Of course, that still does not entirely explain the pennant in Charlie Brown's room. To plumb that mystery, we must look to the Bill Melendez studio, the same studio that created all the Peanuts TV specials since 1965. Charles Schulz and Melendez had a great professional relationship, and Bill was entrusted with animating all the shows for decades.
As an interesting bookend, the last assignment for the Melendez studio was the production of these holiday vignettes that filled out the new hour-long version of ABC's A Charlie Brown Christmas. Amazingly, the studio was still using the exact same animation camera that had filmed all the specials. Every cel and background had been shot to 35mm motion-picture film, clipped on to metal pegs and pressed down under a glass platen for each exposure. Since 2005, this camera too resides at the university within its Animation program.
Owing to the special relationship between Schulz and the school, someone placed that pennant on the background art. It appears for only a few seconds, a momentary wink to those in the know. He passed away in 2000--just before ABC became the new network steward of the Christmas special--although Charles and Bill had worked in a similar manner in the 1980s on a vignette-based show using the comic strips as source material. All good things find a second act.
These days the future of the Peanuts franchise looks as bright as ever, basking in the afterglow of its successful theatrical feature release.

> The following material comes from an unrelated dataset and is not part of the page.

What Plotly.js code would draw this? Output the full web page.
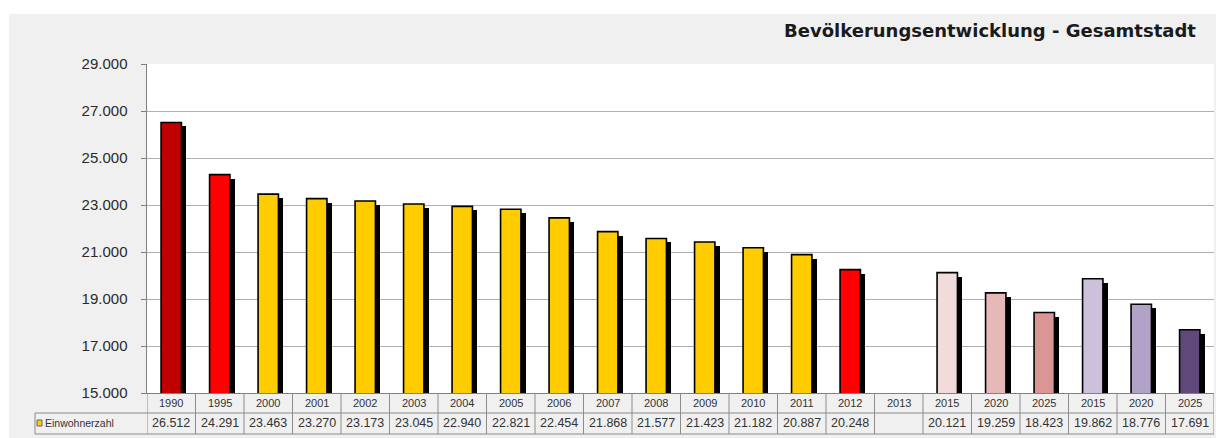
<!DOCTYPE html>
<html>
<head>
<meta charset="utf-8">
<script src="https://cdn.plot.ly/plotly-3.0.1.min.js"></script>
<style>html,body{margin:0;padding:0;background:#fff;}#chart{width:1216px;height:438px;}</style>
</head>
<body>
<div id="chart"></div>
<script>
// ---- data ----
var years = ["1990","1995","2000","2001","2002","2003","2004","2005","2006","2007","2008","2009","2010","2011","2012","2013","2015","2020","2025","2015","2020","2025"];
var population = [26512,24291,23463,23270,23173,23045,22940,22821,22454,21868,21577,21423,21182,20887,20248,null,20121,19259,18423,19862,18776,17691];
var barColors = ["#c00000","#ff0000","#ffcc00","#ffcc00","#ffcc00","#ffcc00","#ffcc00","#ffcc00","#ffcc00","#ffcc00","#ffcc00","#ffcc00","#ffcc00","#ffcc00","#ff0000","#ffffff","#f2dcdb","#e6b9b8","#da9694","#ccc0da","#b3a2c7","#60497a"];
var seriesName = "Einwohnerzahl";
var chartTitle = "Bevölkerungsentwicklung - Gesamtstadt";
var yMin = 15000, yMax = 29000, yStep = 2000;

// ---- helpers ----
var idx = years.map(function(_, i){ return i; });
function fmt(v){ return v == null ? "" : v.toLocaleString("de-DE"); }

var shadowDrop = 170; // visual shadow offset in data units
var shadow = {
  type: "bar", x: idx,
  y: population.map(function(v){ return v == null ? null : v - shadowDrop; }),
  offset: -0.11, width: 0.42,
  marker: {color: "#000000", line: {width: 0}},
  hoverinfo: "skip", showlegend: false
};
var bars = {
  type: "bar", x: idx, y: population, name: seriesName,
  offset: -0.21, width: 0.42,
  marker: {color: barColors, line: {color: "#000000", width: 1.6}},
  showlegend: false
};

// geometry in paper units
var plotH = 329, plotW = 1067;
function py(px){ return (393 - px) / plotH; }
function pxp(px){ return (px - 147) / plotW; }

var lineCol = "#8c8c8c";
var shapes = [];
shapes.push({type:"rect", xref:"paper", yref:"paper", x0:pxp(-5), x1:pxp(1225), y0:py(14), y1:py(-5), fillcolor:"#ffffff", line:{width:0}, layer:"below"});
shapes.push({type:"rect", xref:"paper", yref:"paper", x0:pxp(-5), x1:pxp(9), y0:py(445), y1:py(-5), fillcolor:"#ffffff", line:{width:0}, layer:"below"});

var rowMid = py(413), rowBot = py(434);
for (var i = 0; i <= years.length; i++) {
  shapes.push({type:"line", xref:"x", yref:"paper", x0:i-0.5, x1:i-0.5, y0:0, y1:rowBot, line:{color:lineCol, width:1}});
}
shapes.push({type:"line", xref:"paper", yref:"paper", x0:pxp(35), x1:1, y0:rowMid, y1:rowMid, line:{color:lineCol, width:1}});
shapes.push({type:"line", xref:"paper", yref:"paper", x0:pxp(35), x1:1, y0:rowBot, y1:rowBot, line:{color:lineCol, width:1}});
shapes.push({type:"line", xref:"paper", yref:"paper", x0:pxp(35), x1:pxp(35), y0:rowMid, y1:rowBot, line:{color:lineCol, width:1}});
shapes.push({type:"rect", xref:"paper", yref:"paper", x0:pxp(37), x1:pxp(42), y0:py(426), y1:py(420), fillcolor:"#ffcc00", line:{color:"#666", width:1}});

var annotations = [];
years.forEach(function(yv, i){
  annotations.push({x:i, xref:"x", y:py(403), yref:"paper", text:yv, showarrow:false, font:{family:"Liberation Sans Narrow, Liberation Sans, Arial", size:11, color:"#333"}, xanchor:"center", yanchor:"middle"});
  annotations.push({x:i, xref:"x", y:py(423.5), yref:"paper", text:fmt(population[i]), showarrow:false, font:{family:"Liberation Sans, Arial", size:12.5, color:"#333"}, xanchor:"center", yanchor:"middle"});
});
annotations.push({x:pxp(43), xref:"paper", y:py(423.5), yref:"paper", text:seriesName, showarrow:false, font:{family:"Liberation Sans, Arial", size:10.5, color:"#333"}, xanchor:"left", yanchor:"middle"});
annotations.push({x:pxp(1198), xref:"paper", y:py(31), yref:"paper", text:"<b>"+chartTitle+"</b>", showarrow:false, font:{family:"DejaVu Sans", size:18, color:"#1a1a1a"}, xanchor:"right", yanchor:"middle"});

var tickVals = [];
for (var t = yMin; t <= yMax; t += yStep) tickVals.push(t);

var layout = {
  width: 1216, height: 438,
  margin: {l:147, r:2, t:64, b:45, pad:0},
  paper_bgcolor: "#f0f0f0",
  plot_bgcolor: "#ffffff",
  separators: ",.",
  barmode: "overlay",
  bargap: 0,
  xaxis: {range:[-0.5, years.length-0.5], showticklabels:false, ticks:"", showgrid:false, zeroline:false, showline:true, linecolor:"#808080", linewidth:1, fixedrange:true},
  yaxis: {range:[yMin, yMax], tickvals:tickVals, tickformat:",d", ticks:"outside", ticklen:5, tickcolor:"#808080", showline:true, linecolor:"#808080", linewidth:1.5, gridcolor:"#b0b0b0", gridwidth:1, zeroline:false, ticklabelstandoff:10, tickfont:{family:"Liberation Sans, Arial", size:15, color:"#2a2a2a"}, fixedrange:true},
  shapes: shapes,
  annotations: annotations,
  showlegend: false
};

Plotly.newPlot("chart", [shadow, bars], layout, {displayModeBar:false, staticPlot:true});
</script>
</body>
</html>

A new generation of fans is learning the quiet charms of Charlie, Lucy, Snoopy, Linus and Sally. Against the loud and unrelenting tenor of modern life, the simple wisdom of Schulz's Peanuts can seem profound.
For this reason, if for none other, tonight is a perfect time to settle into your couch and enjoy A Charlie Brown Christmas one more time. If you have survived the maddening crowds and screaming ads for Black Friday and Cyber Monday, then maybe there is no better way to re-focus your holiday priorities than a gentle evening with ol' Charlie and his miserable Christmas Tree.